Ne Kemalist ve darbeci generaller, ne gelmiş geçmiş
hükümetler, hiçbiri böylesine laik ve demokratik ilişkilere
evet demedi. Şu anda AKP’nin ve taraftarlarının
tutumu da farklı değil, onlar da dini inançlar alanında
“tek tip”i oynuyorlar; farklara, çoğulculuğa açık
değiller.
Ama bu böyle gitmez. Türkiye AB’ye üye olsun olmasın,
AB raporunda Kürtler ya da Aleviler azınlık olarak
yazılsın yazılmasın, artık şu
21. yüzyılda eski yöntemler, baskılar, inkarlar
geçerli olamaz.
Türkiye de değişmek ve herkesin hakkını
tanımak zorunda. Kürt Türkle birlikte yaşıyacaksa,
bu eşitlik temelinde olmalı; Kürt halkı yönetsel,
siyasal, kültürel tüm haklarına kavuşmalı.

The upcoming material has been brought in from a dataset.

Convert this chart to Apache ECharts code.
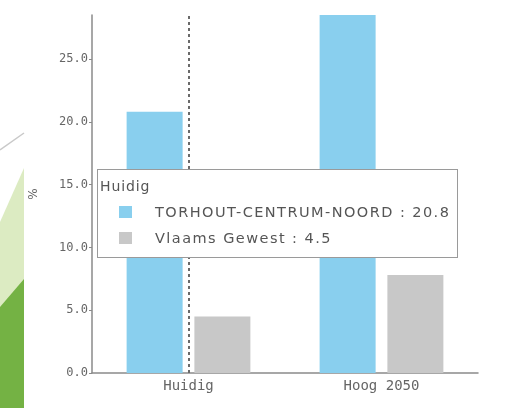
<!DOCTYPE html>
<html>
<head>
<meta charset="utf-8">
<script src="https://cdn.jsdelivr.net/npm/echarts@6/dist/echarts.min.js"></script>
<style>
  html, body { margin: 0; padding: 0; background: #ffffff; }
  #chart { width: 513px; height: 408px; }
</style>
</head>
<body>
<div id="chart"></div>
<script>
// Share of the population, current situation vs. 2050 high scenario
const categories = ['Huidig', 'Hoog 2050'];
const seriesNames = ['TORHOUT-CENTRUM-NOORD', 'Vlaams Gewest'];
const torhoutValues = [20.8, 28.5];
const vlaandersValues = [4.5, 7.8];
const yTicks = [0, 5, 10, 15, 20, 25];
const axisName = '%';

const colors = ['#89cfee', '#c8c8c8'];
const font = 'DejaVu Sans';
const monoFont = 'DejaVu Sans Mono';

const chart = echarts.init(document.getElementById('chart'), null, { renderer: 'canvas' });

chart.setOption({
  animation: false,
  backgroundColor: '#ffffff',
  textStyle: { fontFamily: font },
  grid: { left: 92, right: 35, top: 15, bottom: 35, containLabel: false },
  graphic: [
    // slide decoration on the left edge
    { type: 'polygon', silent: true, z: -1,
      shape: { points: [[24, 168], [24, 408], [0, 408], [0, 222]] },
      style: { fill: '#dcebc2' } },
    { type: 'polygon', silent: true, z: -1,
      shape: { points: [[24, 279], [24, 408], [0, 408], [0, 307]] },
      style: { fill: '#74b244' } },
    { type: 'line', silent: true, z: -1,
      shape: { x1: 0, y1: 150, x2: 24, y2: 133 },
      style: { stroke: '#c9c9c9', lineWidth: 1.5 } }
  ],
  tooltip: {
    trigger: 'axis',
    triggerOn: 'none',
    alwaysShowContent: true,
    transitionDuration: 0,
    position: [97, 169],
    padding: 0,
    borderWidth: 0,
    backgroundColor: 'transparent',
    extraCssText: 'box-shadow:none;',
    axisPointer: {
      type: 'line',
      lineStyle: { color: '#6a6a6a', width: 2, type: [3, 3] }
    },
    formatter: function (params) {
      let html = '<div style="box-sizing:border-box;width:361px;height:89px;background:#fff;' +
        'border:1px solid #9a9a9a;font-family:DejaVu Sans;color:#555;padding:6px 2px 0 2px;">';
      html += '<div style="font-size:14px;letter-spacing:0.9px;line-height:20px;height:26px;">' +
        params[0].axisValue + '</div>';
      params.forEach(function (p) {
        html += '<div style="font-size:14.5px;letter-spacing:1.45px;line-height:20px;height:26px;white-space:nowrap;">' +
          '<span style="display:inline-block;width:13px;height:12px;background:' + p.color +
          ';margin-left:19px;margin-right:23px;vertical-align:-1px;"></span>' +
          p.seriesName + ' : ' + p.value + '</div>';
      });
      html += '</div>';
      return html;
    }
  },
  xAxis: {
    type: 'category',
    data: categories,
    axisLine: { lineStyle: { color: '#8a8a8a', width: 1.5 } },
    axisTick: { show: false },
    axisLabel: { color: '#666', fontSize: 14, margin: 6, fontFamily: monoFont }
  },
  yAxis: {
    type: 'value',
    min: yTicks[0],
    max: 'dataMax',
    interval: yTicks[1] - yTicks[0],
    name: axisName,
    nameLocation: 'middle',
    nameGap: 52,
    nameRotate: 90,
    nameTextStyle: { color: '#666', fontSize: 12, fontFamily: font },
    axisLine: { show: true, lineStyle: { color: '#8a8a8a', width: 1.5 } },
    axisTick: { show: true, length: 3, lineStyle: { color: '#8a8a8a' } },
    splitLine: { show: false },
    axisLabel: {
      color: '#666', fontSize: 12, margin: 4, fontFamily: monoFont,
      showMaxLabel: false,
      formatter: function (v) { return yTicks.indexOf(v) >= 0 ? v.toFixed(1) : ''; }
    }
  },
  series: [
    { name: seriesNames[0], type: 'bar', data: torhoutValues, barWidth: 56, barGap: '21%',
      emphasis: { disabled: true }, itemStyle: { color: colors[0] } },
    { name: seriesNames[1], type: 'bar', data: vlaandersValues, barWidth: 56,
      emphasis: { disabled: true }, itemStyle: { color: colors[1] } }
  ]
});

chart.dispatchAction({ type: 'showTip', seriesIndex: 0, dataIndex: 0 });
</script>
</body>
</html>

Bunun biçimi federasyondur. Alevi Sünni ile birlikte barış
içinde yaşıyacaksa inançlarında tümüyle özgür
olmalı. Camiye giden kendisine cami yapar, hocasının
maaşını öder, cem evine giden de kendisine
cem evi yapar, pirinin maaşını öder…
Kimsenin kimseyi ille de Türk yapmaya ya da Sünni Müslüman
olmaya zorlama hakkı yok. Herkes birbirinin varlığına,
kimliğine, haklarına saygı göstermeli. Toplum
ve devlet yapısı buna göre yeniden örgütlenmeli.
Yan yana, barış içinde yaşamak ancak böylesine
bir hoşgörü, eşitlik ve özgürlükle olur.